Формирование идентичности по моделям революционеров, безусловно, производилось опосредованно: традиции общественной борьбы преломлялись в художественной литературе, киноверсиях и получали героико-романтическую интерпретацию, влиявшую на способ самооценки и моделирование собственного поведения. Например, В. К. Буковский вспоминал, как на одной из демонстраций Ю. Т. Галансков во время ареста пытался обратиться с речью к «гражданам свободной России»[518]
. В данном случае, как видим, ориентация на поведенческий канон была осознанной. Г. М. Померанц ощутил эту близость: «Психологически диссиденты были прямыми потомками революционера, за которого Катюша Маслова вышла замуж. Но они родились в другое время – не в канун революции, а после ее горького похмелья. И их вдохновила другая идея – борьбы со злом без создания нового зла, без насилия. Не знаю, удалось ли это когда-либо полностью»[519].Акцентирование революционной традиции в самоидентификации поколения соответствовало углубившемуся отчуждению нонконформистов от власти, сопровождалось «узнаванием» современного врага, на которого надо было направить тираноборческие усилия, – государство. Категории «русское» и «советское» приобрели в сознании нонконформистов, вставших на путь непримиримой борьбы, характер бинарной оппозиции. Наиболее радикальная часть шестидесятников стала диссидентами.
Итак, самосознание шестидесятников было динамично. Его трансформации определялись не кардинальной сменой ценностных ориентиров, а представлением о приемлемых стратегиях общественного действия.
Социальное и профессиональное поведение Вигдоровой и Вольпина строилось по каноничным для русской и советской интеллигенции образцам: «защитник» и «борец с тиранией». Сформированные культурной традицией Нового и Новейшего времени, эти модели усваивались поколением шестидесятников в их литературно-книжных транскрипциях: акцентировались общечеловеческие идеалы, антропоцентризм социальных преобразований, ценность жертвенного служения человека правде и справедливости, защита слабых и угнетенных, бескомпромиссность в борьбе с общественными пороками. Получившие легитимность поведенческие образцы подвергались в среде единомышленников тиражированию и трансформации: «защитник» преобразовался в «правозащитника», «борец с тиранией» в «диссидента». Новое семантическое наполнение отражало динамику самосознания сообщества и поиск наиболее адекватных поведенческих стратегий. В результате отбора и селекции слагались общие типы социальной и публицистической реакции на события, дискурсивные практики, способы артикуляции и интерпретации тем, формировался тезаурус. Внутри поколения шестидесятников структурировалось сообщество диссидентов.
Глава 11
Поколение шестидесятников-диссидентов в романе Л. Улицкой «зеленый шатер»: межпоколенческие и внутрипоколенческие структуры[520]

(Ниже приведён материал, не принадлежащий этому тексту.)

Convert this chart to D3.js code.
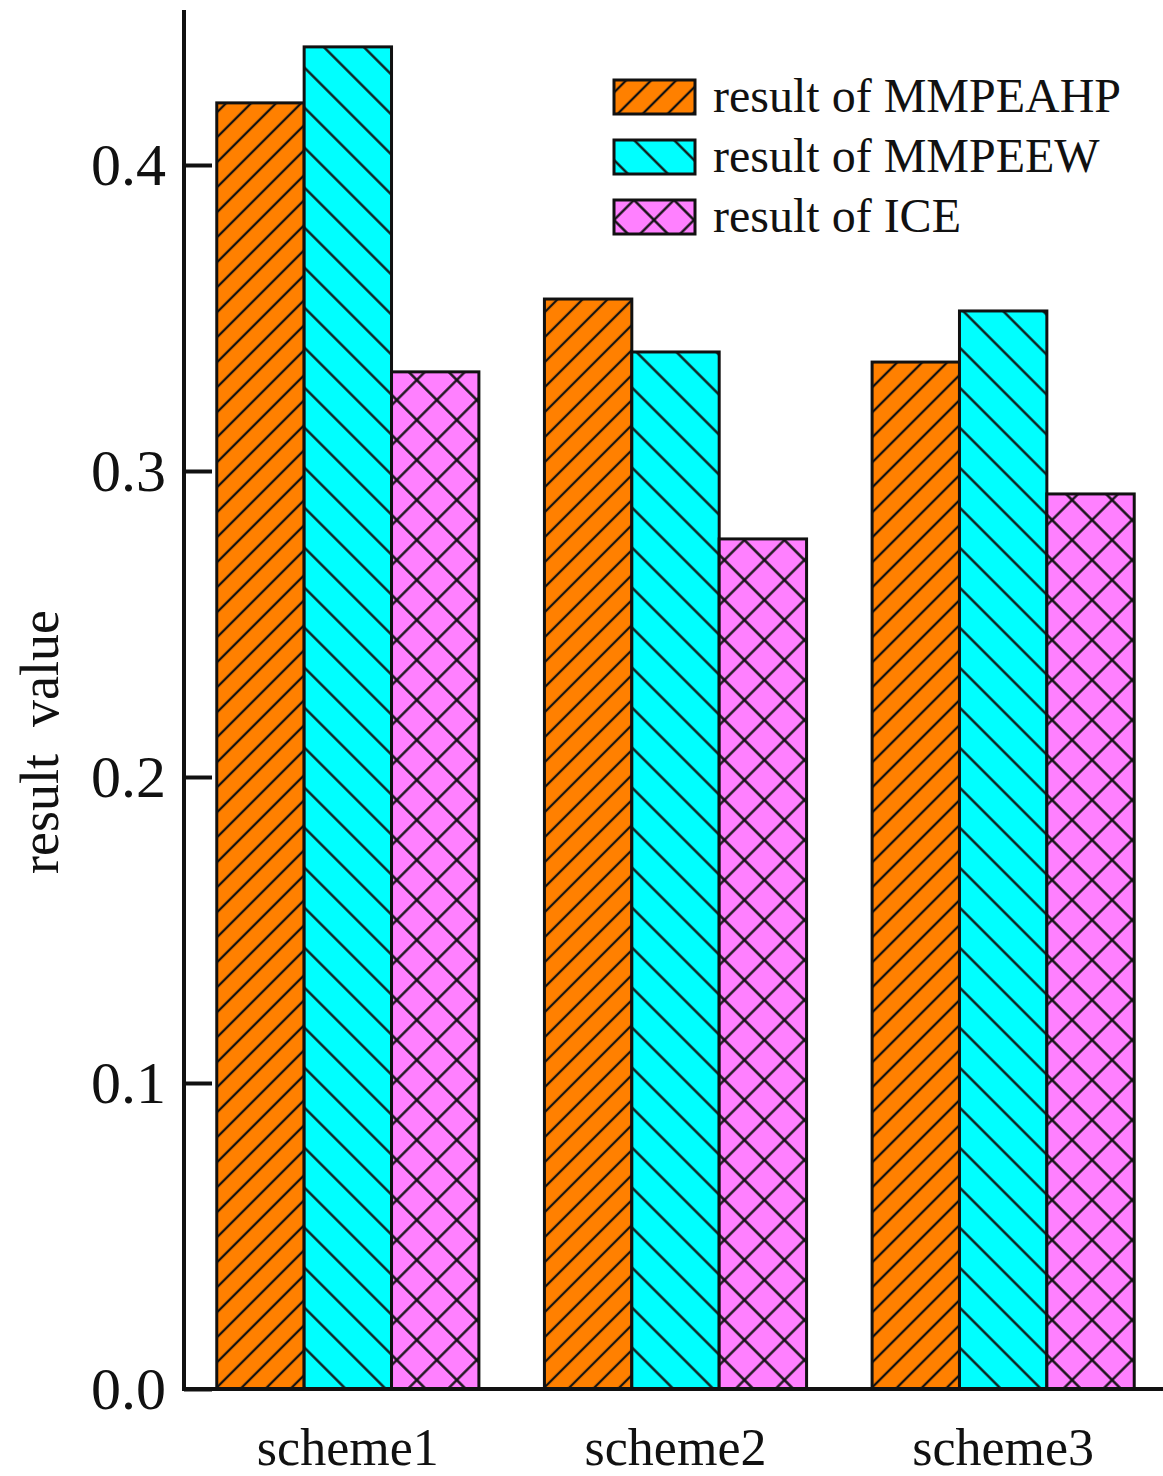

Являясь младшим представителем советских шестидесятников и будучи лично знакома с некоторыми весьма значительными фигурами из среды диссидентов, Людмила Улицкая придает огромное значение общественно-политической роли этого поколения в советский период. В одном из своих интервью она говорит о них: «Диссиденты в России были первым поколением, которое побороло в себе страх перед властью, которое начало великую борьбу за право иметь собственное мнение, за право думать не „по-газетному“, это была школа выхода из тотального страха. Диссиденты заплатили огромную цену за эти попытки освобождения, отчасти неудачные, отчасти успешные. <…> Они первыми вслух стали говорить то, что думают. И не так уж важно для меня сегодня, согласна ли я с их мыслями тех лет. Это была школа мужества и независимости»[521]

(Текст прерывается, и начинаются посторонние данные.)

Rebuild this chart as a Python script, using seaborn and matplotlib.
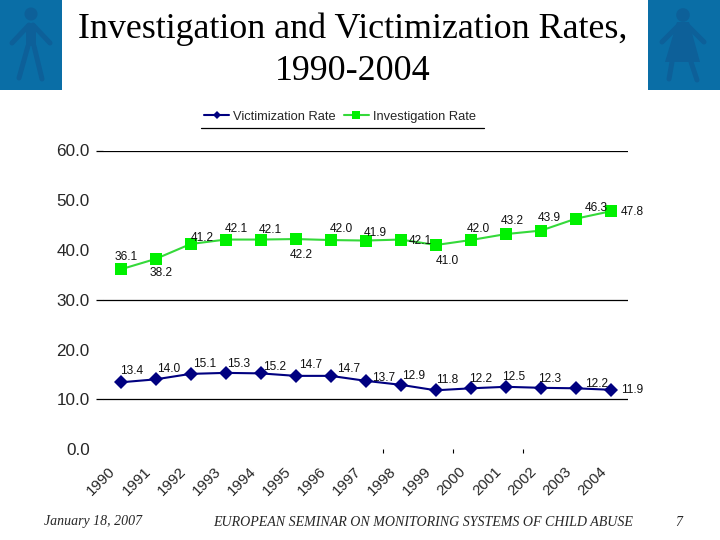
import pandas as pd
import matplotlib
matplotlib.use("Agg")
import matplotlib.pyplot as plt
import matplotlib.transforms as mtrans
from matplotlib.patches import Rectangle, Circle, Polygon
import seaborn as sns

years = list(range(1990, 2005))
victimization = [13.4, 14.0, 15.1, 15.3, 15.2, 14.7, 14.7, 13.7, 12.9, 11.8, 12.2, 12.5, 12.3, 12.2, 11.9]
investigation = [36.1, 38.2, 41.2, 42.1, 42.1, 42.2, 42.0, 41.9, 42.1, 41.0, 42.0, 43.2, 43.9, 46.3, 47.8]
y_ticks = [0, 10, 20, 30, 40, 50, 60]
ruled_ticks = [10, 30, 60]  # only these rules show in the reference

# label offsets from the marker, in pixels (the original labels were hand placed)
vic_offsets = [(11.5, 11), (13, 10), (14.5, 10), (12.5, 8.5), (14, 6), (15, 11), (18, 7), (18, 3),
               (13, 9), (11, 10), (10, 9), (8, 10), (9, 9), (21, 4), (21, 0)]
inv_offsets = [(5.5, 12), (6, -14), (12, 6), (11, 11), (10, 10), (6, -16), (11, 11), (10, 8),
               (20, -1), (11, -16), (7, 11), (6, 13), (8, 13), (20, 11), (21, -1)]

df = pd.DataFrame({
    "year": years * 2,
    "rate": victimization + investigation,
    "series": ["Victimization Rate"] * 15 + ["Investigation Rate"] * 15,
})

sns.set_style("white")
plt.rcParams["font.family"] = ["Liberation Sans", "DejaVu Sans"]

fig = plt.figure(figsize=(7.2, 5.4), dpi=100)
W, H = 720, 540
ax = fig.add_axes([103 / W, 1 - 449 / H, 525.5 / W, 298.5 / H])

palette = {"Victimization Rate": "#000080", "Investigation Rate": "#35D93A"}
sns.lineplot(data=df, x="year", y="rate", hue="series", style="series", palette=palette,
             markers={"Victimization Rate": "D", "Investigation Rate": "s"}, dashes=False,
             linewidth=1.5, ax=ax, legend="brief", zorder=3)

# seaborn draws both markers from the line colour, green ones are brighter
for line in ax.get_lines():
    if line.get_marker() == "D":
        line.set_markersize(7.2)
        line.set_markerfacecolor("#000080")
        line.set_markeredgewidth(0)
    elif line.get_marker() == "s":
        line.set_markersize(9.2)
        line.set_markerfacecolor("#00F000")
        line.set_markeredgewidth(0)

ax.set_xlim(1989.5, 2004.5)
ax.set_ylim(0, 60)
ax.set_xlabel("")
ax.set_ylabel("")
sns.despine(ax=ax, left=True, bottom=True, top=True, right=True)

ax.set_yticks(y_ticks)
ax.set_yticklabels([f"{v:.1f}" for v in y_ticks], fontsize=12.3)
ax.grid(axis="y", color="black", linewidth=0.9)
ax.set_axisbelow(True)
ax.tick_params(axis="y", length=5, width=0.9, color="black", pad=4.5, left=True)
for tick, val in zip(ax.yaxis.get_major_ticks(), y_ticks):
    if val not in ruled_ticks:
        tick.gridline.set_visible(False)
        tick.tick1line.set_visible(False)

ax.set_xticks(years)
ax.set_xticklabels(years, rotation=45, ha="right", rotation_mode="anchor", fontsize=10.8)
ax.tick_params(axis="x", length=0, pad=11, bottom=False)
shift = mtrans.ScaledTranslation(-12 / 100, 0, fig.dpi_scale_trans)
for lab in ax.get_xticklabels():
    lab.set_transform(lab.get_transform() + shift)

# the three stray tick marks on the axis
ax.set_xticks([1997.5, 1999.5, 2001.5], minor=True)
ax.tick_params(axis="x", which="minor", length=3, width=0.8, color="black", bottom=True)

for yr, v, off in zip(years, victimization, vic_offsets):
    ax.annotate(f"{v:.1f}", (yr, v), xytext=(off[0] * 0.72, off[1] * 0.72), textcoords="offset points",
                ha="center", va="center", fontsize=8.6, color="#111111", zorder=5)
for yr, v, off in zip(years, investigation, inv_offsets):
    ax.annotate(f"{v:.1f}", (yr, v), xytext=(off[0] * 0.72, off[1] * 0.72), textcoords="offset points",
                ha="center", va="center", fontsize=8.6, color="#111111", zorder=5)

handles, labels = ax.get_legend_handles_labels()
for h in handles:
    h.set_markersize(5.5 if h.get_marker() == "s" else 4.5)
    h.set_markeredgewidth(0)
handles[1].set_markerfacecolor("#00F000")
ax.legend(handles, labels, ncols=2, frameon=False, fontsize=9.3, loc="center",
          bbox_to_anchor=(340 / W, 1 - 117 / H), bbox_transform=fig.transFigure,
          handlelength=1.95, handletextpad=0.3, columnspacing=0.62, borderpad=0)

# everything else is placed in pixel coordinates on a full figure overlay
over = fig.add_axes([0, 0, 1, 1], zorder=-1)
over.set_xlim(0, W)
over.set_ylim(H, 0)
over.axis("off")

over.plot([201, 484], [127.5, 127.5], color="black", linewidth=0.9)

serif = ["Liberation Serif", "DejaVu Serif"]
over.text(353, 29, "Investigation and Victimization Rates,", family=serif, fontsize=25.9,
          ha="center", va="center", color="black")
over.text(353, 72, "1990-2004", family=serif, fontsize=25.9, ha="center", va="center", color="black")
over.text(44, 522, "January 18, 2007", family=serif, style="italic", fontsize=10, va="center")
over.text(213, 522, "EUROPEAN SEMINAR ON MONITORING SYSTEMS OF CHILD ABUSE", family=serif,
          style="italic", fontsize=10.1, va="center")
over.text(679, 522, "7", family=serif, style="italic", fontsize=10, ha="center", va="center")

# the two child icons
icon_bg = "#0A6EA6"
icon_fg = "#0D6099"
limb = dict(color=icon_fg, linewidth=3.6, solid_capstyle="round", solid_joinstyle="round")

over.add_patch(Rectangle((0, 0), 62, 89.5, color=icon_bg, linewidth=0))
over.add_patch(Circle((31, 14), 6.5, color=icon_fg, linewidth=0))
over.add_patch(Polygon([(26, 24), (36, 24), (36, 46), (26, 46)], color=icon_fg, linewidth=0))
over.plot([29, 12], [25, 43], **limb)
over.plot([33, 50], [25, 43], **limb)
over.plot([28, 19], [46, 78], **limb)
over.plot([34, 42], [46, 79], **limb)

over.add_patch(Rectangle((648, 0), 72, 89.5, color=icon_bg, linewidth=0))
over.add_patch(Circle((683, 15), 6.8, color=icon_fg, linewidth=0))
over.add_patch(Polygon([(677, 22), (689, 22), (700, 62), (665, 62)], color=icon_fg, linewidth=0))
over.plot([679, 662], [25, 42], **limb)
over.plot([687, 704], [25, 42], **limb)
over.plot([672, 669], [62, 79], **limb)
over.plot([691, 697], [62, 80], **limb)

fig.savefig("out.png", dpi=100)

.Роман «Зеленый шатер», посвященный советским шестидесятникам-диссидентам, вышел в 2010 году и вызвал резко противоположные реакции. Американские исследователи творчества писательницы воспринимают его как «апологию поздней советской интеллигенции»[522]
. В России же те, кто относится к роману одобрительно, подчеркивают верное и многогранное воспроизведение эпохи и беспристрастность автора, считая, что «в отношении оценок поколения шестидесятников Л. Улицкая предельно честна. Диссидентские и околодиссидентские круги отнюдь не идеализируются…»[523].У других именно изображение диссидентской среды, и шире – интеллигенции, вызывает наиболее резкую критику: «…из романа так и не понятно, что это за люди такие – диссиденты, чего им, собственно говоря, неймется, за что они борются»[524]
. Часто звучит недоразумение читателей по поводу смешения реальных лиц и выдуманных персонажей[525], а также в связи с фрагментарностью сюжета, в котором нет «никакого единства времени; смесь и взвесь»[526], и с композицией, которая будто бы ближе к сборнику рассказов, чем к роману[527].